All of the material below is to be restated word for word, apart from the pictures.

**Recorded information:**
======

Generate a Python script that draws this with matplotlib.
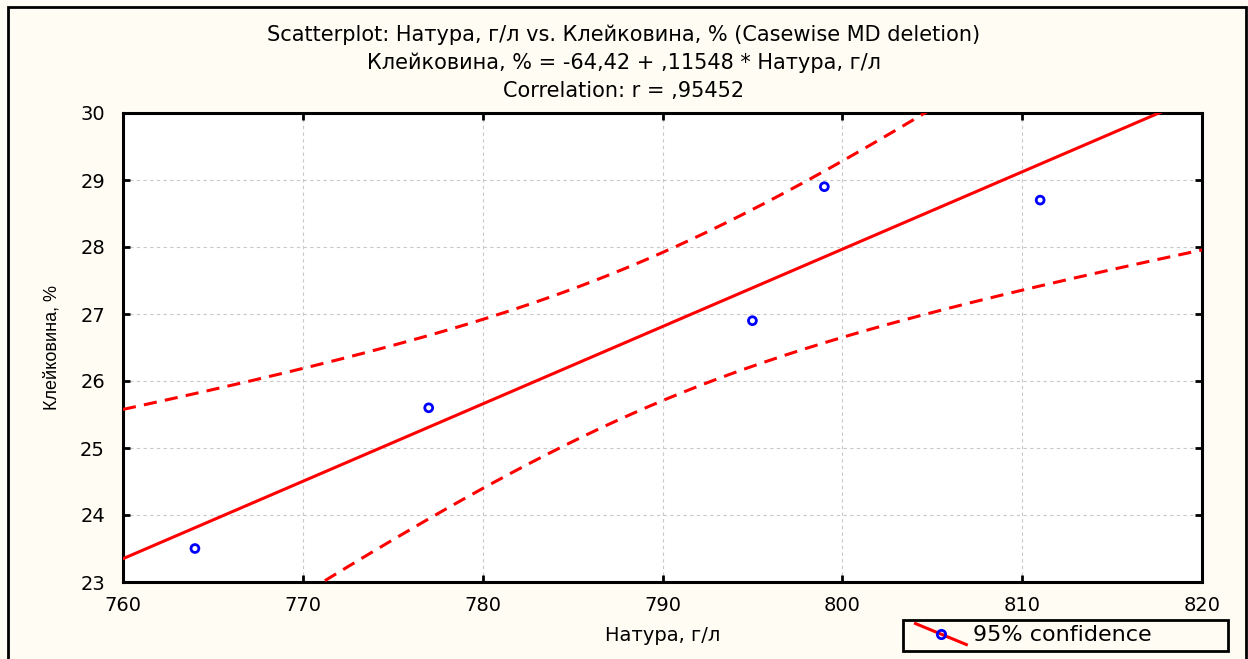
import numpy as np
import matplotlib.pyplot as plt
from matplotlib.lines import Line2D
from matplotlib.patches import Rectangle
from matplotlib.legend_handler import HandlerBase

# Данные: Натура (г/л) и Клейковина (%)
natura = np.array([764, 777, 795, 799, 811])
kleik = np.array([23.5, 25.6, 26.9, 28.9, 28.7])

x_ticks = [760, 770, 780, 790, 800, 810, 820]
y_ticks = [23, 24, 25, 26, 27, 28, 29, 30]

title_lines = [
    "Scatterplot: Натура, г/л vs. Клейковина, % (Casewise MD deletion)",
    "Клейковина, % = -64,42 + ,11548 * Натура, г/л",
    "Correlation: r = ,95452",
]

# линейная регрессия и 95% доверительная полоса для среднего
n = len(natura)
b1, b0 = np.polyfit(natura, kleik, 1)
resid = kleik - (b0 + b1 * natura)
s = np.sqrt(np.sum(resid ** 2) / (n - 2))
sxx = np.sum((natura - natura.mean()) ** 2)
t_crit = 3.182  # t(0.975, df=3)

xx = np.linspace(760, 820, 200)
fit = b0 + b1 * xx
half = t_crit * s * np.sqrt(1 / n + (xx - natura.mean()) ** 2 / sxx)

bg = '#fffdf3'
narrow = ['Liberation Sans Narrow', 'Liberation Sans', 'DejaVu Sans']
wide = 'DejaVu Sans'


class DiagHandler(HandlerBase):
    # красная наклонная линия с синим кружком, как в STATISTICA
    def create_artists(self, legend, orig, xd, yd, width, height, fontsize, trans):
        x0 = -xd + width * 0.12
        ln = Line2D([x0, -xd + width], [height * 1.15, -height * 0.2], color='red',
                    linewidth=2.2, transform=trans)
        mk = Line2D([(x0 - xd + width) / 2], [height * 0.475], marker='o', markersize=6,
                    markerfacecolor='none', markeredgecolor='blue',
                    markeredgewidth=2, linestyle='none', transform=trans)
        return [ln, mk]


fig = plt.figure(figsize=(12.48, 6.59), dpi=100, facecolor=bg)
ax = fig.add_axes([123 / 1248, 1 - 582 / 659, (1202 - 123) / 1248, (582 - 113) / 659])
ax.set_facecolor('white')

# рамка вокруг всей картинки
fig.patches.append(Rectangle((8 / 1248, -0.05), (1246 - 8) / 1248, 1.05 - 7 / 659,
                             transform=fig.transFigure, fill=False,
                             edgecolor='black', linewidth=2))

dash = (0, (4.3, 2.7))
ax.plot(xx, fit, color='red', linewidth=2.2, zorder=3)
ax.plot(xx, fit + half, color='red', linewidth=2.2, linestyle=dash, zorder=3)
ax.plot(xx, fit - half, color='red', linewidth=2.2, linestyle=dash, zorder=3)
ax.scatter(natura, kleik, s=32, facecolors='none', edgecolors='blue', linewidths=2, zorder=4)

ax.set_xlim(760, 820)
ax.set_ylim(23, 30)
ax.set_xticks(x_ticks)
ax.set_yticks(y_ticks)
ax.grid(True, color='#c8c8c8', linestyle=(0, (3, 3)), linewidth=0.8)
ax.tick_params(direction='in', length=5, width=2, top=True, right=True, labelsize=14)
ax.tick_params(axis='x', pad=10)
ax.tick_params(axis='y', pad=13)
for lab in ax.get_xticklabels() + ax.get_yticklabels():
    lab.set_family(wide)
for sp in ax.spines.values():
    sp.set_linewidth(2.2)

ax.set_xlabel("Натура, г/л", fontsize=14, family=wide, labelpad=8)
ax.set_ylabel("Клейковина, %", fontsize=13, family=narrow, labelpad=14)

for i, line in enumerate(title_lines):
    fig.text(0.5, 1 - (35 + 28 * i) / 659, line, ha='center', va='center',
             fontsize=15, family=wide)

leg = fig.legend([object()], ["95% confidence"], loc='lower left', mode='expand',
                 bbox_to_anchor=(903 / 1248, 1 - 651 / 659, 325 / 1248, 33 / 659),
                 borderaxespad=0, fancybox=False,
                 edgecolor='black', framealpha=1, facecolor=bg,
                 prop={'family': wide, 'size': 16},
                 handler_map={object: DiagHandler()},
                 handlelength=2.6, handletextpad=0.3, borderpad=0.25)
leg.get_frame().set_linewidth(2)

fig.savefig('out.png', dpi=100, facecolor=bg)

======

**Output below:**
Generate a Python script that draws this with matplotlib.
import numpy as np
import matplotlib.pyplot as plt
from matplotlib.lines import Line2D
from matplotlib.patches import Rectangle
from matplotlib.legend_handler import HandlerBase

# Данные: Натура (г/л) и Клейковина (%)
natura = np.array([764, 777, 795, 799, 811])
kleik = np.array([23.5, 25.6, 26.9, 28.9, 28.7])

x_ticks = [760, 770, 780, 790, 800, 810, 820]
y_ticks = [23, 24, 25, 26, 27, 28, 29, 30]

title_lines = [
    "Scatterplot: Натура, г/л vs. Клейковина, % (Casewise MD deletion)",
    "Клейковина, % = -64,42 + ,11548 * Натура, г/л",
    "Correlation: r = ,95452",
]

# линейная регрессия и 95% доверительная полоса для среднего
n = len(natura)
b1, b0 = np.polyfit(natura, kleik, 1)
resid = kleik - (b0 + b1 * natura)
s = np.sqrt(np.sum(resid ** 2) / (n - 2))
sxx = np.sum((natura - natura.mean()) ** 2)
t_crit = 3.182  # t(0.975, df=3)

xx = np.linspace(760, 820, 200)
fit = b0 + b1 * xx
half = t_crit * s * np.sqrt(1 / n + (xx - natura.mean()) ** 2 / sxx)

bg = '#fffdf3'
narrow = ['Liberation Sans Narrow', 'Liberation Sans', 'DejaVu Sans']
wide = 'DejaVu Sans'


class DiagHandler(HandlerBase):
    # красная наклонная линия с синим кружком, как в STATISTICA
    def create_artists(self, legend, orig, xd, yd, width, height, fontsize, trans):
        x0 = -xd + width * 0.12
        ln = Line2D([x0, -xd + width], [height * 1.15, -height * 0.2], color='red',
                    linewidth=2.2, transform=trans)
        mk = Line2D([(x0 - xd + width) / 2], [height * 0.475], marker='o', markersize=6,
                    markerfacecolor='none', markeredgecolor='blue',
                    markeredgewidth=2, linestyle='none', transform=trans)
        return [ln, mk]


fig = plt.figure(figsize=(12.48, 6.59), dpi=100, facecolor=bg)
ax = fig.add_axes([123 / 1248, 1 - 582 / 659, (1202 - 123) / 1248, (582 - 113) / 659])
ax.set_facecolor('white')

# рамка вокруг всей картинки
fig.patches.append(Rectangle((8 / 1248, -0.05), (1246 - 8) / 1248, 1.05 - 7 / 659,
                             transform=fig.transFigure, fill=False,
                             edgecolor='black', linewidth=2))

dash = (0, (4.3, 2.7))
ax.plot(xx, fit, color='red', linewidth=2.2, zorder=3)
ax.plot(xx, fit + half, color='red', linewidth=2.2, linestyle=dash, zorder=3)
ax.plot(xx, fit - half, color='red', linewidth=2.2, linestyle=dash, zorder=3)
ax.scatter(natura, kleik, s=32, facecolors='none', edgecolors='blue', linewidths=2, zorder=4)

ax.set_xlim(760, 820)
ax.set_ylim(23, 30)
ax.set_xticks(x_ticks)
ax.set_yticks(y_ticks)
ax.grid(True, color='#c8c8c8', linestyle=(0, (3, 3)), linewidth=0.8)
ax.tick_params(direction='in', length=5, width=2, top=True, right=True, labelsize=14)
ax.tick_params(axis='x', pad=10)
ax.tick_params(axis='y', pad=13)
for lab in ax.get_xticklabels() + ax.get_yticklabels():
    lab.set_family(wide)
for sp in ax.spines.values():
    sp.set_linewidth(2.2)

ax.set_xlabel("Натура, г/л", fontsize=14, family=wide, labelpad=8)
ax.set_ylabel("Клейковина, %", fontsize=13, family=narrow, labelpad=14)

for i, line in enumerate(title_lines):
    fig.text(0.5, 1 - (35 + 28 * i) / 659, line, ha='center', va='center',
             fontsize=15, family=wide)

leg = fig.legend([object()], ["95% confidence"], loc='lower left', mode='expand',
                 bbox_to_anchor=(903 / 1248, 1 - 651 / 659, 325 / 1248, 33 / 659),
                 borderaxespad=0, fancybox=False,
                 edgecolor='black', framealpha=1, facecolor=bg,
                 prop={'family': wide, 'size': 16},
                 handler_map={object: DiagHandler()},
                 handlelength=2.6, handletextpad=0.3, borderpad=0.25)
leg.get_frame().set_linewidth(2)

fig.savefig('out.png', dpi=100, facecolor=bg)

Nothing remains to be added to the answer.